Aim of the exercise » Pictures stay out of this copy, which runs from the first line of the material through the line containing "Chart.register(...registerables);".

Given data »
-*-
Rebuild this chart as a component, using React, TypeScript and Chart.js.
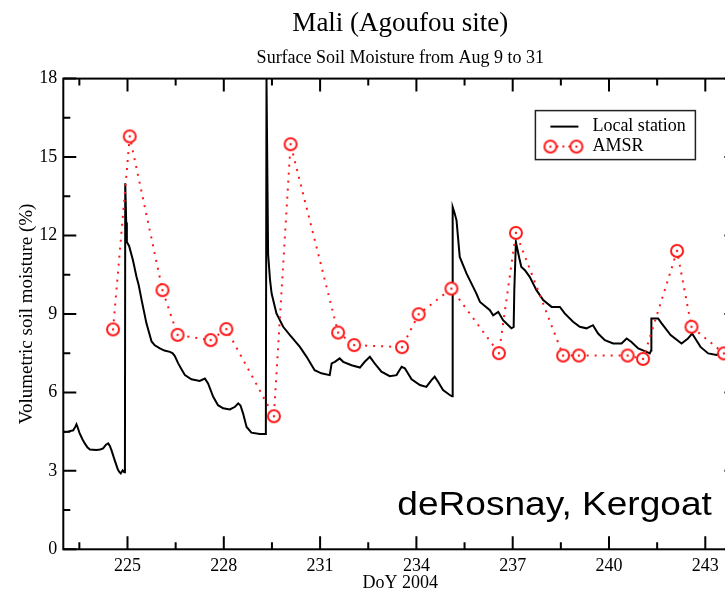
import React, { useEffect, useRef } from "react";
import { Chart, registerables } from "chart.js";

Chart.register(...registerables);

// ---- data ----
const stationDays = [
  223.0, 223.15, 223.31, 223.38, 223.41, 223.45, 223.51, 223.6, 223.67, 223.75, 223.83, 224.03, 224.15, 224.24,
  224.33, 224.4, 224.45, 224.5, 224.6, 224.7, 224.75, 224.79, 224.85, 224.9, 224.92, 224.93, 224.96, 224.98,
  225.05, 225.17, 225.28, 225.35, 225.44, 225.59, 225.75, 225.85, 226.01, 226.15, 226.32, 226.4, 226.47, 226.58,
  226.7, 226.79, 226.99, 227.25, 227.41, 227.51, 227.67, 227.82, 227.98, 228.19, 228.35, 228.45, 228.52, 228.6,
  228.71, 228.86, 229.12, 229.31, 229.33, 229.36, 229.38, 229.44, 229.49, 229.64, 229.85, 230.06, 230.16, 230.37,
  230.58, 230.83, 231.04, 231.3, 231.36, 231.46, 231.61, 231.72, 231.98, 232.24, 232.39, 232.55, 232.7, 232.91,
  233.17, 233.38, 233.54, 233.64, 233.85, 234.11, 234.31, 234.47, 234.57, 234.68, 234.83, 235.04, 235.11, 235.13,
  235.18, 235.25, 235.35, 235.56, 235.87, 235.98, 236.29, 236.39, 236.55, 236.7, 236.96, 237.03, 237.05, 237.1,
  237.16, 237.22, 237.27, 237.38, 237.53, 237.74, 237.95, 238.21, 238.47, 238.62, 238.88, 239.09, 239.3, 239.5,
  239.66, 239.87, 240.13, 240.39, 240.55, 240.7, 240.91, 241.17, 241.27, 241.31, 241.32, 241.53, 241.64, 241.92,
  242.26, 242.45, 242.59, 242.85, 243.09, 243.35, 243.58, 243.8, 244.0,
];
const stationValues = [
  4.49, 4.5, 4.55, 4.7, 4.78, 4.65, 4.43, 4.2, 4.05, 3.9, 3.82, 3.8, 3.82, 3.86,
  4.0, 4.05, 3.95, 3.79, 3.41, 3.05, 2.95, 2.9, 3.02, 2.95, 3.0, 14.0, 12.5, 11.75,
  11.6, 11.05, 10.42, 10.1, 9.53, 8.64, 7.95, 7.8, 7.68, 7.6, 7.55, 7.5, 7.4, 7.11,
  6.85, 6.66, 6.5, 6.44, 6.53, 6.34, 5.83, 5.51, 5.39, 5.35, 5.45, 5.58, 5.5, 5.2,
  4.68, 4.46, 4.41, 4.41, 18.0, 14.0, 11.3, 10.3, 9.78, 9.02, 8.51, 8.19, 8.05, 7.74,
  7.36, 6.85, 6.73, 6.66, 7.11, 7.17, 7.3, 7.17, 7.04, 6.95, 7.17, 7.36, 7.11, 6.79,
  6.62, 6.66, 6.98, 6.92, 6.5, 6.28, 6.21, 6.47, 6.6, 6.4, 6.09, 5.9, 5.85, 13.09,
  12.9, 12.58, 11.18, 10.55, 9.78, 9.46, 9.14, 8.95, 9.08, 8.76, 8.45, 8.5, 9.91, 11.75,
  11.4, 11.05, 10.8, 10.67, 10.42, 9.91, 9.53, 9.27, 9.27, 9.02, 8.7, 8.51, 8.45, 8.57,
  8.25, 8.0, 7.87, 7.87, 8.06, 7.93, 7.68, 7.55, 7.49, 7.6, 8.83, 8.83, 8.64, 8.19,
  7.87, 8.05, 8.25, 7.74, 7.49, 7.43, 7.62, 7.55, 7.5,
];

const amsrDays = [
  224.55, 225.07, 226.09, 226.56, 227.59, 228.08, 229.56, 230.08, 231.56, 232.06, 233.55,
  234.07, 235.09, 236.57, 237.1, 238.57, 239.06, 240.58, 241.06, 242.12, 242.57, 243.58,
];
const amsrValues = [
  8.41, 15.79, 9.91, 8.2, 8.0, 8.42, 5.09, 15.49, 8.29, 7.81, 7.73,
  8.99, 9.97, 7.5, 12.1, 7.41, 7.41, 7.41, 7.28, 11.41, 8.51, 7.49,
];

const seriesLabels = ["Local station", "AMSR"];
const xMajorTicks = [225, 228, 231, 234, 237, 240, 243];
const xMinorTicks = [223.5, 226.5, 229.5, 232.5, 235.5, 238.5, 241.5];
const yMajorTicks = [0, 3, 6, 9, 12, 15, 18];
const yMinorTicks = [1.5, 4.5, 7.5, 10.5, 13.5, 16.5];
const titleText = "Mali (Agoufou site)";
const subtitleText = "Surface Soil Moisture from Aug 9 to 31";
const xTitleText = "DoY 2004";
const yTitleText = "Volumetric soil moisture (%)";
const creditText = "deRosnay, Kergoat";

const SERIF = "'Liberation Serif', 'Times New Roman', serif";
const SANS = "'Liberation Sans', Arial, sans-serif";
const RED = "#ff1a1a";

function makeMarker(): HTMLCanvasElement {
  const c = document.createElement("canvas");
  c.width = 16;
  c.height = 16;
  const g = c.getContext("2d")!;
  g.beginPath();
  g.arc(8, 8, 6, 0, Math.PI * 2);
  g.fillStyle = "#ffffff";
  g.fill();
  g.lineWidth = 2;
  g.strokeStyle = RED;
  g.stroke();
  g.beginPath();
  g.arc(8, 8, 1.2, 0, Math.PI * 2);
  g.fillStyle = RED;
  g.fill();
  return c;
}

export default function App() {
  const ref = useRef<HTMLCanvasElement | null>(null);

  useEffect(() => {
    if (!ref.current) return;
    const marker = makeMarker();

    const framePlugin = {
      id: "frameTicks",
      afterDatasetsDraw(chart: any) {
        const { ctx, chartArea: a, scales } = chart;
        const xs = scales.x;
        const ys = scales.y;
        ctx.save();
        ctx.strokeStyle = "#000";
        ctx.lineWidth = 2;
        ctx.strokeRect(a.left, a.top, a.right - a.left, a.bottom - a.top);
        ctx.beginPath();
        xs.ticks.forEach((t: any) => {
          const px = xs.getPixelForValue(t.value);
          const len = xMajorTicks.includes(t.value) ? 13 : 7;
          ctx.moveTo(px, a.bottom);
          ctx.lineTo(px, a.bottom - len);
          ctx.moveTo(px, a.top);
          ctx.lineTo(px, a.top + len);
        });
        ys.ticks.forEach((t: any) => {
          const py = ys.getPixelForValue(t.value);
          const len = yMajorTicks.includes(t.value) ? 13 : 7;
          ctx.moveTo(a.left, py);
          ctx.lineTo(a.left + len, py);
          ctx.moveTo(a.right, py);
          ctx.lineTo(a.right - len, py);
        });
        ctx.stroke();
        ctx.restore();
      },
      afterDraw(chart: any) {
        const { ctx, chartArea: a } = chart;
        const ds = chart.data.datasets;
        ctx.save();
        // legend box
        const lx = a.right - 202;
        const ly = a.top + 32;
        ctx.fillStyle = "#fff";
        ctx.fillRect(lx, ly, 160, 49);
        ctx.strokeStyle = "#222";
        ctx.lineWidth = 1.5;
        ctx.strokeRect(lx, ly, 160, 49);
        // row 1
        const r1 = ly + 16;
        ctx.strokeStyle = ds[0].borderColor;
        ctx.lineWidth = 2;
        ctx.beginPath();
        ctx.moveTo(lx + 15, r1);
        ctx.lineTo(lx + 43, r1);
        ctx.stroke();
        // row 2
        const r2 = ly + 36;
        ctx.strokeStyle = ds[1].borderColor;
        ctx.setLineDash([2, 4]);
        ctx.beginPath();
        ctx.moveTo(lx + 15, r2);
        ctx.lineTo(lx + 41, r2);
        ctx.stroke();
        ctx.setLineDash([]);
        ctx.drawImage(marker, lx + 15 - 8, r2 - 8);
        ctx.drawImage(marker, lx + 41 - 8, r2 - 8);
        ctx.fillStyle = "#000";
        ctx.font = `18px ${SERIF}`;
        ctx.textBaseline = "middle";
        ctx.textAlign = "left";
        ctx.fillText(ds[0].label, lx + 57, r1);
        ctx.fillText(ds[1].label, lx + 57, r2);
        // credit text
        ctx.font = `34px ${SANS}`;
        ctx.textBaseline = "alphabetic";
        ctx.translate(a.left + 334, a.bottom - 34);
        ctx.scale(1.09, 1);
        ctx.fillText(creditText, 0, 0);
        ctx.restore();
      },
    };

    const chart = new Chart(ref.current, {
      type: "line",
      data: {
        datasets: [
          {
            label: seriesLabels[0],
            data: stationDays.map((d, i) => ({ x: d, y: stationValues[i] })),
            borderColor: "#000000",
            borderWidth: 2,
            pointRadius: 0,
            tension: 0,
            order: 2,
          },
          {
            label: seriesLabels[1],
            data: amsrDays.map((d, i) => ({ x: d, y: amsrValues[i] })),
            borderColor: RED,
            borderWidth: 2,
            borderDash: [2, 6],
            pointStyle: marker as any,
            pointRadius: 7,
            pointHoverRadius: 7,
            tension: 0,
            order: 1,
          },
        ],
      },
      options: {
        animation: false,
        responsive: true,
        maintainAspectRatio: false,
        events: [],
        layout: { padding: { left: 0, right: 22.6, top: 0, bottom: 0 } },
        plugins: {
          legend: { display: false },
          tooltip: { enabled: false },
          title: {
            display: true,
            text: titleText,
            fullSize: false,
            color: "#000",
            font: { family: SERIF, size: 27, weight: "normal", lineHeight: 1.2 },
            padding: { top: 7.5, bottom: 0 },
          },
          subtitle: {
            display: true,
            text: subtitleText,
            fullSize: false,
            color: "#000",
            font: { family: SERIF, size: 18, weight: "normal", lineHeight: 1.2 },
            padding: { top: 7.4, bottom: 9.7 },
          },
        },
        scales: {
          x: {
            type: "linear",
            min: 223,
            max: 244,
            grid: { display: false, drawTicks: false },
            border: { display: false },
            afterBuildTicks: (s: any) => {
              s.ticks = [...xMinorTicks, ...xMajorTicks].sort((a, b) => a - b).map((v) => ({ value: v }));
            },
            afterFit: (s: any) => {
              s.height = 41.7;
            },
            ticks: {
              autoSkip: false,
              maxRotation: 0,
              padding: 6,
              color: "#000",
              font: { family: SERIF, size: 18 },
              callback: (v: any) => (xMajorTicks.includes(Number(v)) ? String(v) : ""),
            },
            title: {
              display: true,
              text: xTitleText,
              color: "#000",
              font: { family: SERIF, size: 18, lineHeight: 0.85 },
              padding: { top: 0, bottom: 0 },
            },
          },
          y: {
            type: "linear",
            min: 0,
            max: 18,
            grid: { display: false, drawTicks: false },
            border: { display: false },
            afterBuildTicks: (s: any) => {
              s.ticks = [...yMinorTicks, ...yMajorTicks].sort((a, b) => a - b).map((v) => ({ value: v }));
            },
            afterFit: (s: any) => {
              s.width = 63.3;
            },
            ticks: {
              autoSkip: false,
              padding: 6,
              color: "#000",
              font: { family: SERIF, size: 18 },
              callback: (v: any) => (yMajorTicks.includes(Number(v)) ? String(v) : ""),
            },
            title: {
              display: true,
              text: yTitleText,
              color: "#000",
              font: { family: SERIF, size: 19, lineHeight: 1.2 },
              padding: { top: 16, bottom: 0 },
            },
          },
        },
      },
      plugins: [framePlugin],
    });

    return () => chart.destroy();
  }, []);

  return (
    <div
      style={{
        position: "fixed",
        left: 0,
        top: 0,
        width: 725,
        height: 591,
        overflow: "hidden",
        background: "#fff",
      }}
    >
      <div style={{ position: "relative", width: 760, height: 591 }}>
        <canvas ref={ref} />
      </div>
    </div>
  );
}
-*-
Solution »
Rebuild this chart as a component, using React, TypeScript and Chart.js.
import React, { useEffect, useRef } from "react";
import { Chart, registerables } from "chart.js";

Chart.register(...registerables);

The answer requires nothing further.